===== Data section

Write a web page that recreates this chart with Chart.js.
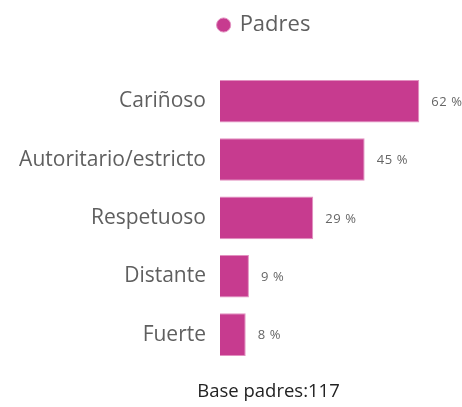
<!DOCTYPE html>
<html>
<head>
<meta charset="utf-8">
<script src="https://cdn.jsdelivr.net/npm/chart.js@4"></script>
<style>
  body { margin: 0; background: #fff; }
  #wrap { width: 462px; height: 407px; }
</style>
</head>
<body>
<div id="wrap"><canvas id="chart"></canvas></div>
<script>
const categories = ['Cariñoso', 'Autoritario/estricto', 'Respetuoso', 'Distante', 'Fuerte'];
const padres = [62, 45, 29, 9, 8];
const seriesName = 'Padres';
const footerText = 'Base padres:117';

const barColor = '#C73B8F';
const textGray = '#5f5f5f';
const fontFamily = '"Open Sans", "Noto Sans", sans-serif';

// draws the "62 %" style labels to the right of each bar
const valueLabels = {
  id: 'valueLabels',
  afterDatasetsDraw(chart) {
    const ctx = chart.ctx;
    const meta = chart.getDatasetMeta(0);
    ctx.save();
    ctx.font = '13px ' + fontFamily;
    ctx.letterSpacing = '0.6px';
    ctx.fillStyle = '#666';
    ctx.textBaseline = 'middle';
    meta.data.forEach((bar, i) => {
      ctx.fillText(padres[i] + ' %', bar.x + 12, bar.y + 1);
    });
    ctx.restore();
  }
};

// legend and footer sit a bit right of the canvas centre in the original
const shiftBoxes = {
  id: 'shiftBoxes',
  afterLayout(chart) {
    const lg = chart.legend;
    lg.left += 42; lg.right += 42;
    const tt = chart.titleBlock;
    if (tt) { tt.left += 46; tt.right += 46; }
  }
};

new Chart(document.getElementById('chart'), {
  type: 'bar',
  data: {
    labels: categories,
    datasets: [{
      label: seriesName,
      data: padres,
      backgroundColor: barColor,
      borderColor: '#e290c0',
      borderWidth: 1,
      barPercentage: 0.73,
      categoryPercentage: 1
    }]
  },
  options: {
    indexAxis: 'y',
    responsive: true,
    maintainAspectRatio: false,
    animation: false,
    layout: { padding: { top: 8, right: 17, bottom: 0, left: 0 } },
    plugins: {
      legend: {
        position: 'top',
        labels: {
          usePointStyle: true,
          pointStyle: 'circle',
          boxWidth: 10,
          boxHeight: 10,
          padding: 6,
          color: textGray,
          font: { size: 22, family: fontFamily }
        }
      },
      title: {
        display: true,
        position: 'bottom',
        text: footerText,
        color: '#222',
        font: { size: 18.5, weight: 'normal', family: fontFamily },
        padding: { top: 17, bottom: 4 }
      },
      tooltip: { enabled: false }
    },
    scales: {
      x: {
        position: 'top',
        min: 0,
        max: 70,
        grid: { display: false },
        border: { display: false },
        ticks: { display: false },
        afterFit(scale) { scale.height = 26; }
      },
      y: {
        grid: { display: false },
        border: { display: false },
        ticks: {
          color: textGray,
          padding: 6,
          font: { size: 21, family: fontFamily }
        },
        afterFit(scale) { scale.width = 220; }
      }
    }
  },
  plugins: [valueLabels, shiftBoxes]
});
</script>
</body>
</html>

==========

- Goal -
Extract all the data above exactly, excluding every picture.

- Response to the task -
Write a web page that recreates this chart with Chart.js.
<!DOCTYPE html>
<html>
<head>
<meta charset="utf-8">
<script src="https://cdn.jsdelivr.net/npm/chart.js@4"></script>
<style>
  body { margin: 0; background: #fff; }
  #wrap { width: 462px; height: 407px; }
</style>
</head>
<body>
<div id="wrap"><canvas id="chart"></canvas></div>
<script>
const categories = ['Cariñoso', 'Autoritario/estricto', 'Respetuoso', 'Distante', 'Fuerte'];
const padres = [62, 45, 29, 9, 8];
const seriesName = 'Padres';
const footerText = 'Base padres:117';

const barColor = '#C73B8F';
const textGray = '#5f5f5f';
const fontFamily = '"Open Sans", "Noto Sans", sans-serif';

// draws the "62 %" style labels to the right of each bar
const valueLabels = {
  id: 'valueLabels',
  afterDatasetsDraw(chart) {
    const ctx = chart.ctx;
    const meta = chart.getDatasetMeta(0);
    ctx.save();
    ctx.font = '13px ' + fontFamily;
    ctx.letterSpacing = '0.6px';
    ctx.fillStyle = '#666';
    ctx.textBaseline = 'middle';
    meta.data.forEach((bar, i) => {
      ctx.fillText(padres[i] + ' %', bar.x + 12, bar.y + 1);
    });
    ctx.restore();
  }
};

// legend and footer sit a bit right of the canvas centre in the original
const shiftBoxes = {
  id: 'shiftBoxes',
  afterLayout(chart) {
    const lg = chart.legend;
    lg.left += 42; lg.right += 42;
    const tt = chart.titleBlock;
    if (tt) { tt.left += 46; tt.right += 46; }
  }
};

new Chart(document.getElementById('chart'), {
  type: 'bar',
  data: {
    labels: categories,
    datasets: [{
      label: seriesName,
      data: padres,
      backgroundColor: barColor,
      borderColor: '#e290c0',
      borderWidth: 1,
      barPercentage: 0.73,
      categoryPercentage: 1
    }]
  },
  options: {
    indexAxis: 'y',
    responsive: true,
    maintainAspectRatio: false,
    animation: false,
    layout: { padding: { top: 8, right: 17, bottom: 0, left: 0 } },
    plugins: {
      legend: {
        position: 'top',
        labels: {
          usePointStyle: true,
          pointStyle: 'circle',
          boxWidth: 10,
          boxHeight: 10,
          padding: 6,
          color: textGray,
          font: { size: 22, family: fontFamily }
        }
      },
      title: {
        display: true,
        position: 'bottom',
        text: footerText,
        color: '#222',
        font: { size: 18.5, weight: 'normal', family: fontFamily },
        padding: { top: 17, bottom: 4 }
      },
      tooltip: { enabled: false }
    },
    scales: {
      x: {
        position: 'top',
        min: 0,
        max: 70,
        grid: { display: false },
        border: { display: false },
        ticks: { display: false },
        afterFit(scale) { scale.height = 26; }
      },
      y: {
        grid: { display: false },
        border: { display: false },
        ticks: {
          color: textGray,
          padding: 6,
          font: { size: 21, family: fontFamily }
        },
        afterFit(scale) { scale.width = 220; }
      }
    }
  },
  plugins: [valueLabels, shiftBoxes]
});
</script>
</body>
</html>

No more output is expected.